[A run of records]
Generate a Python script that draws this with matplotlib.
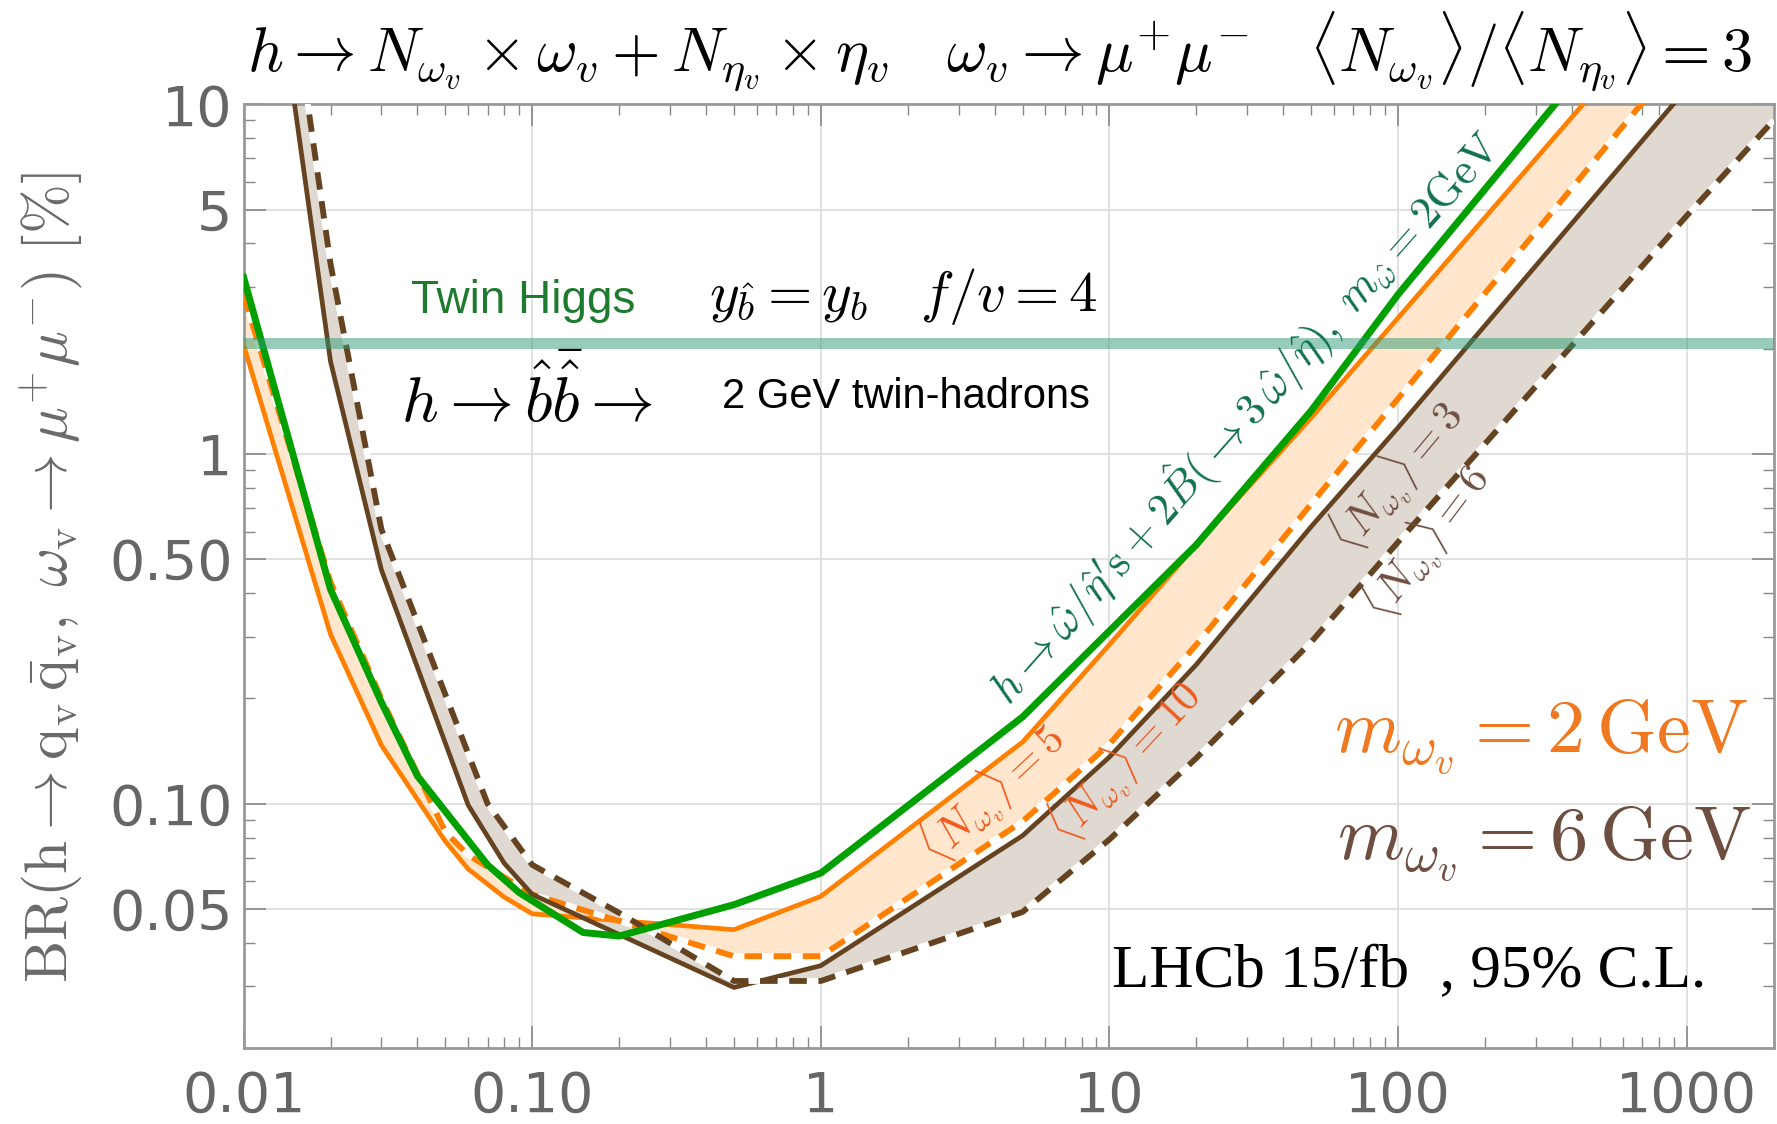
import numpy as np
import matplotlib.pyplot as plt
from matplotlib.ticker import FixedLocator, NullFormatter

plt.rcParams['mathtext.fontset'] = 'cm'

# orange: m_omega = 2 GeV, <N> = 5 (solid) and <N> = 10 (dashed)
x_or5 = [0.01, 0.02, 0.03, 0.05, 0.06, 0.08, 0.1, 0.5, 1, 5, 10, 20, 50, 100, 1000]
y_or5 = [2.05, 0.305, 0.147, 0.078, 0.065, 0.054, 0.0484, 0.0436, 0.0543, 0.15,
         0.285, 0.55, 1.27, 2.45, 22]
x_or10 = [0.01, 0.02, 0.03, 0.05, 0.06, 0.1, 0.5, 1, 5, 10, 20, 50, 100, 1000]
y_or10 = [2.85, 0.43, 0.2, 0.083, 0.0713, 0.055, 0.0366, 0.0366, 0.089, 0.148,
          0.285, 0.72, 1.44, 14.4]

# brown: m_omega = 6 GeV, <N> = 3 (solid) and <N> = 6 (dashed)
x_br3 = [0.01, 0.02, 0.03, 0.06, 0.08, 0.1, 0.5, 1, 5, 10, 20, 50, 100, 1000, 2000]
y_br3 = [110, 1.84, 0.467, 0.099, 0.0675, 0.055, 0.0298, 0.0344, 0.081, 0.136,
         0.25, 0.62, 1.19, 11.1, 22]
x_br6 = [0.01, 0.02, 0.03, 0.07, 0.1, 0.2, 0.5, 1, 5, 10, 20, 50, 100, 1000, 2000]
y_br6 = [195, 3.5, 0.61, 0.1, 0.0668, 0.0487, 0.0311, 0.0311, 0.049, 0.079,
         0.135, 0.29, 0.56, 4.8, 9.0]

# green: twin hadrons, m = 2 GeV
x_gr = [0.01, 0.02, 0.03, 0.04, 0.07, 0.09, 0.15, 0.2, 0.5, 1, 5, 20, 50, 100, 1000]
y_gr = [3.2, 0.41, 0.195, 0.12, 0.0668, 0.0557, 0.0428, 0.0418, 0.0514, 0.0633,
        0.177, 0.55, 1.33, 2.86, 28.6]

# twin higgs prediction band
th_lo, th_hi = 2.0, 2.15

xticks = [0.01, 0.1, 1, 10, 100, 1000]
xlabels = ["0.01", "0.10", "1", "10", "100", "1000"]
yticks = [0.05, 0.1, 0.5, 1, 5, 10]
ylabels = ["0.05", "0.10", "0.50", "1", "5", "10"]

c_or = "#ff8000"
c_br = "#654321"
c_gr = "#00a000"

fig = plt.figure(figsize=(17.77, 11.24), dpi=100)
ax = fig.add_axes([0.1371, 0.0676, 0.861, 0.8396])
ax.set_xscale("log")
ax.set_yscale("log")
ax.set_xlim(0.01, 2000)
ax.set_ylim(0.02, 10)

# bands
ax.fill(x_or5 + x_or10[::-1], y_or5 + y_or10[::-1], color="#ffe6cc", lw=0, zorder=1)
ax.fill(x_br3 + x_br6[::-1], y_br3 + y_br6[::-1], color="#e0d9d2", lw=0, zorder=1)

ax.plot(x_or5, y_or5, color=c_or, lw=3.4, zorder=3)
ax.plot(x_or10, y_or10, color=c_or, lw=4.2, ls=(0, (3, 2)), gapcolor="white", zorder=3)
ax.plot(x_br3, y_br3, color=c_br, lw=3.4, zorder=3)
ax.plot(x_br6, y_br6, color=c_br, lw=4.2, ls=(0, (3, 2)), gapcolor="white", zorder=3)
ax.plot(x_gr, y_gr, color=c_gr, lw=5.0, zorder=4)

ax.axhspan(th_lo, th_hi, color="#2e9a74", alpha=0.5, lw=0, zorder=5)

# axes styling
ax.grid(True, which="major", color="#dcdcdc", lw=1.2, zorder=0)
ax.set_axisbelow(True)
for s in ax.spines.values():
    s.set_color("#999999")
    s.set_linewidth(2)
ax.xaxis.set_major_locator(FixedLocator(xticks))
ax.set_xticklabels(xlabels)
ax.yaxis.set_major_locator(FixedLocator(yticks))
ax.set_yticklabels(ylabels)
ax.xaxis.set_minor_formatter(NullFormatter())
ax.yaxis.set_minor_formatter(NullFormatter())
ax.tick_params(which="both", direction="in", top=True, right=True, color="#888888")
ax.tick_params(which="major", length=16, width=1.2)
ax.tick_params(which="minor", length=8, width=1.0)
ax.tick_params(axis="x", which="major", labelsize=40, labelcolor="#666666", pad=16)
ax.tick_params(axis="y", which="major", labelsize=40, labelcolor="#666666", pad=8)
for lab in ax.get_xticklabels() + ax.get_yticklabels():
    lab.set_family("DejaVu Sans")

fig.text(0.0287, 0.486,
         r"$\mathrm{BR}(\mathrm{h}\rightarrow\mathrm{q_v}\,\bar{\mathrm{q}}_\mathrm{v},\ "
         r"\omega_\mathrm{v}\rightarrow\mu^{+}\mu^{-})\ [\%]$",
         rotation=90, ha="center", va="center", fontsize=43, color="#6a6a6a")

fig.text(0.5626, 0.955,
         r"$h \rightarrow N_{\omega_v} \times \omega_v + N_{\eta_v} \times \eta_v"
         r"\quad \omega_v \rightarrow \mu^{+}\mu^{-}\quad"
         r"\langle N_{\omega_v}\rangle/\langle N_{\eta_v}\rangle = 3$",
         ha="center", va="center", fontsize=45, color="black")

# annotations
ax.text(0.183, 0.792, "Twin Higgs", transform=ax.transAxes, ha="center", va="center",
        fontsize=33, color="#1e7a2e", family="Liberation Sans")
ax.text(0.431, 0.796, r"$y_{\hat{b}} = y_b \quad f/v = 4$", transform=ax.transAxes,
        ha="center", va="center", fontsize=41, color="black")
ax.text(0.185, 0.690, r"$h \rightarrow \hat{b}\bar{\hat{b}} \rightarrow$",
        transform=ax.transAxes, ha="center", va="center", fontsize=46, color="black")
ax.text(0.433, 0.690, "2 GeV twin-hadrons", transform=ax.transAxes, ha="center",
        va="center", fontsize=30, color="black", family="Liberation Sans")

ax.text(0.654, 0.669,
        r"$h \rightarrow \hat{\omega}/\hat{\eta}'\mathrm{s} + 2\hat{B}(\rightarrow 3\,"
        r"\hat{\omega}/\hat{\eta}),\ m_{\hat{\omega}} = 2\mathrm{GeV}$",
        transform=ax.transAxes, ha="center", va="center", rotation=48.5,
        fontsize=32, color="#107050", zorder=6)
ax.text(0.489, 0.270, r"$\langle N_{\omega_v}\rangle = 5$", transform=ax.transAxes,
        ha="center", va="center", rotation=43, fontsize=31, color="#ee5a1c")
ax.text(0.576, 0.304, r"$\langle N_{\omega_v}\rangle = 10$", transform=ax.transAxes,
        ha="center", va="center", rotation=47, fontsize=31, color="#ee5a1c")
ax.text(0.754, 0.606, r"$\langle N_{\omega_v}\rangle = 3$", transform=ax.transAxes,
        ha="center", va="center", rotation=50, fontsize=31, color="#6e4e40")
ax.text(0.773, 0.537, r"$\langle N_{\omega_v}\rangle = 6$", transform=ax.transAxes,
        ha="center", va="center", rotation=53, fontsize=31, color="#6e4e40")

ax.text(0.848, 0.330, r"$m_{\omega_v} = 2\,\mathrm{GeV}$", transform=ax.transAxes,
        ha="center", va="center", fontsize=55, color="#f07820")
ax.text(0.850, 0.216, r"$m_{\omega_v} = 6\,\mathrm{GeV}$", transform=ax.transAxes,
        ha="center", va="center", fontsize=55, color="#6e4e40")
ax.text(0.762, 0.080, "LHCb 15/fb  , 95% C.L.", transform=ax.transAxes,
        ha="center", va="center", fontsize=44, color="black", family="Liberation Serif")

fig.savefig("out.png", dpi=100)
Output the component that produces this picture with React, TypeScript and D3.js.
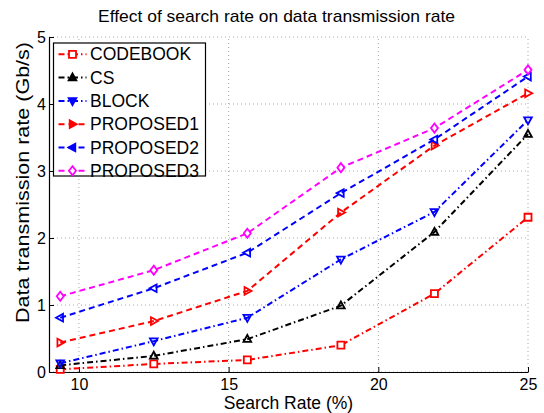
import { useEffect, useRef } from 'react';
import * as d3 from 'd3';

// x positions of the samples (search rate, %)
const searchRates = [9.375, 12.5, 15.625, 18.75, 21.875, 25];

const codebook = [0.04, 0.12, 0.18, 0.40, 1.17, 2.31];
const cs = [0.10, 0.24, 0.49, 0.99, 2.09, 3.55];
const block = [0.13, 0.46, 0.81, 1.68, 2.39, 3.76];
const proposed1 = [0.44, 0.76, 1.21, 2.38, 3.38, 4.16];
const proposed2 = [0.81, 1.25, 1.78, 2.67, 3.47, 4.41];
const proposed3 = [1.13, 1.52, 2.07, 3.05, 3.64, 4.51];

const seriesNames = ['CODEBOOK', 'CS', 'BLOCK', 'PROPOSED1', 'PROPOSED2', 'PROPOSED3'];
const xTicks = [10, 15, 20, 25];
const yTicks = [0, 1, 2, 3, 4, 5];

const FONT = '"Liberation Sans", Arial, sans-serif';

const App = () => {
  const svgRef = useRef<SVGSVGElement>(null);

  useEffect(() => {
    const width = 544;
    const height = 413;
    const margin = { top: 37, right: 16, bottom: 41, left: 49 };

    const svg = d3.select(svgRef.current)
      .attr('width', width)
      .attr('height', height)
      .style('position', 'absolute')
      .style('left', '0px')
      .style('top', '0px')
      .style('background', '#fff')
      .style('font-family', FONT);

    svg.selectAll('*').remove();

    const x = d3.scaleLinear().domain([9, 25]).range([margin.left, width - margin.right]);
    const y = d3.scaleLinear().domain([0, 5]).range([height - margin.bottom, margin.top]);

    const series = [
      { name: seriesNames[0], values: codebook, color: '#ff0000', dash: '6,3,1.5,3', marker: 'square' },
      { name: seriesNames[1], values: cs, color: '#000000', dash: '6,3,1.5,3', marker: 'up' },
      { name: seriesNames[2], values: block, color: '#0000ff', dash: '6,3,1.5,3', marker: 'down' },
      { name: seriesNames[3], values: proposed1, color: '#ff0000', dash: '6,4', marker: 'right' },
      { name: seriesNames[4], values: proposed2, color: '#0000ff', dash: '6,4', marker: 'left' },
      { name: seriesNames[5], values: proposed3, color: '#ff00ff', dash: '6,4', marker: 'diamond' },
    ];

    // dotted grid
    const grid = svg.append('g').attr('stroke', '#a8a8a8').attr('stroke-width', 1).attr('stroke-dasharray', '1,3');
    xTicks.forEach(t => {
      grid.append('line').attr('x1', x(t)).attr('x2', x(t)).attr('y1', y(0)).attr('y2', y(5));
    });
    yTicks.forEach(t => {
      grid.append('line').attr('x1', x(9)).attr('x2', x(25)).attr('y1', y(t)).attr('y2', y(t));
    });

    // axes (ticks point inward, like MATLAB)
    const xAxis = svg.append('g')
      .attr('transform', `translate(0,${y(0)})`)
      .call(d3.axisBottom(x).tickValues(xTicks).tickFormat(d3.format('d')).tickSize(-5).tickPadding(7).tickSizeOuter(0));
    const yAxis = svg.append('g')
      .attr('transform', `translate(${x(9)},0)`)
      .call(d3.axisLeft(y).tickValues(yTicks).tickFormat(d3.format('d')).tickSize(-5).tickPadding(3).tickSizeOuter(0));
    [xAxis, yAxis].forEach(a => {
      a.selectAll('path').attr('stroke', '#000').attr('stroke-width', 1.2);
      a.selectAll('line').attr('stroke', '#000');
      a.selectAll('text').attr('fill', '#000').style('font-size', '16px').style('font-family', FONT);
    });

    const markerPath = (type: string, s: number) => {
      switch (type) {
        case 'square': return `M${-s},${-s}H${s}V${s}H${-s}Z`;
        case 'up': return `M0,${-s * 1.2}L${s * 1.1},${s * 0.8}L${-s * 1.1},${s * 0.8}Z`;
        case 'down': return `M0,${s * 1.2}L${s * 1.1},${-s * 0.8}L${-s * 1.1},${-s * 0.8}Z`;
        case 'right': return `M${s * 1.2},0L${-s * 0.8},${s * 1.1}L${-s * 0.8},${-s * 1.1}Z`;
        case 'left': return `M${-s * 1.2},0L${s * 0.8},${s * 1.1}L${s * 0.8},${-s * 1.1}Z`;
        default: return `M0,${-s * 1.3}L${s},0L0,${s * 1.3}L${-s},0Z`;
      }
    };

    const line = d3.line<number>()
      .x((d, i) => x(searchRates[i]))
      .y(d => y(d));

    series.forEach(s => {
      svg.append('path')
        .datum(s.values)
        .attr('fill', 'none')
        .attr('stroke', s.color)
        .attr('stroke-width', 2)
        .attr('stroke-dasharray', s.dash)
        .attr('d', line);
      svg.append('g').selectAll('path')
        .data(s.values)
        .enter()
        .append('path')
        .attr('transform', (d, i) => `translate(${x(searchRates[i])},${y(d)})`)
        .attr('d', markerPath(s.marker, 3.5))
        .attr('fill', s.marker === 'square' || s.marker === 'diamond' ? '#fff' : 'none')
        .attr('stroke', s.color)
        .attr('stroke-width', 1.8);
    });

    // legend
    const legend = svg.append('g').attr('transform', 'translate(53.5,43)');
    legend.append('rect')
      .attr('width', 152).attr('height', 133)
      .attr('fill', '#fff').attr('stroke', '#000').attr('stroke-width', 1.2);
    series.forEach((s, i) => {
      const ly = 11.3 + i * 23.3;
      legend.append('line')
        .attr('x1', 5).attr('x2', 33).attr('y1', ly).attr('y2', ly)
        .attr('stroke', s.color).attr('stroke-width', 2).attr('stroke-dasharray', s.dash);
      legend.append('path')
        .attr('transform', `translate(19,${ly})`)
        .attr('d', markerPath(s.marker, 3.5))
        .attr('fill', s.marker === 'square' || s.marker === 'diamond' ? '#fff' : s.color)
        .attr('stroke', s.color)
        .attr('stroke-width', 1.8);
      legend.append('text')
        .attr('x', 36.5).attr('y', ly + 6)
        .style('font-size', '17.5px')
        .text(s.name);
    });

    // title
    svg.append('text')
      .attr('x', 276.5).attr('y', 22)
      .attr('text-anchor', 'middle')
      .attr('textLength', 357)
      .attr('lengthAdjust', 'spacingAndGlyphs')
      .style('font-size', '17px')
      .text('Effect of search rate on data transmission rate');

    svg.append('text')
      .attr('x', 288.5).attr('y', 408.5)
      .attr('text-anchor', 'middle')
      .style('font-size', '17.5px')
      .text('Search Rate (%)');

    svg.append('text')
      .attr('text-anchor', 'middle')
      .attr('transform', 'translate(29,182.5)rotate(-90)')
      .attr('textLength', 281)
      .attr('lengthAdjust', 'spacingAndGlyphs')
      .style('font-size', '18px')
      .text('Data transmission rate (Gb/s)');
  }, []);

  return <svg ref={svgRef}></svg>;
};

export default App;
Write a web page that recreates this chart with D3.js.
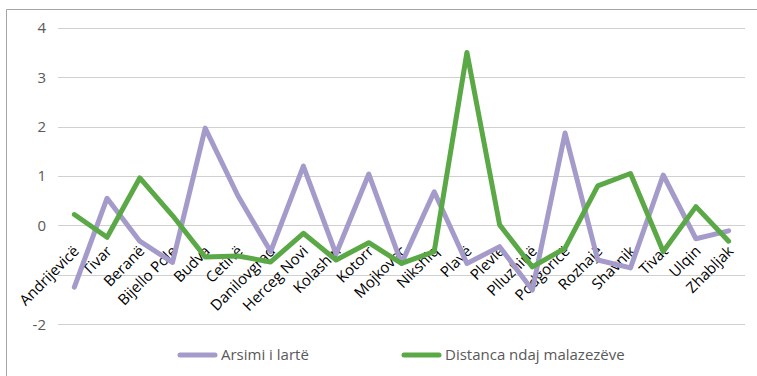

**Requirement**. What is the number of lines in the records that contain the string "with"? Give only that number.

**Solution for this exercise**. 3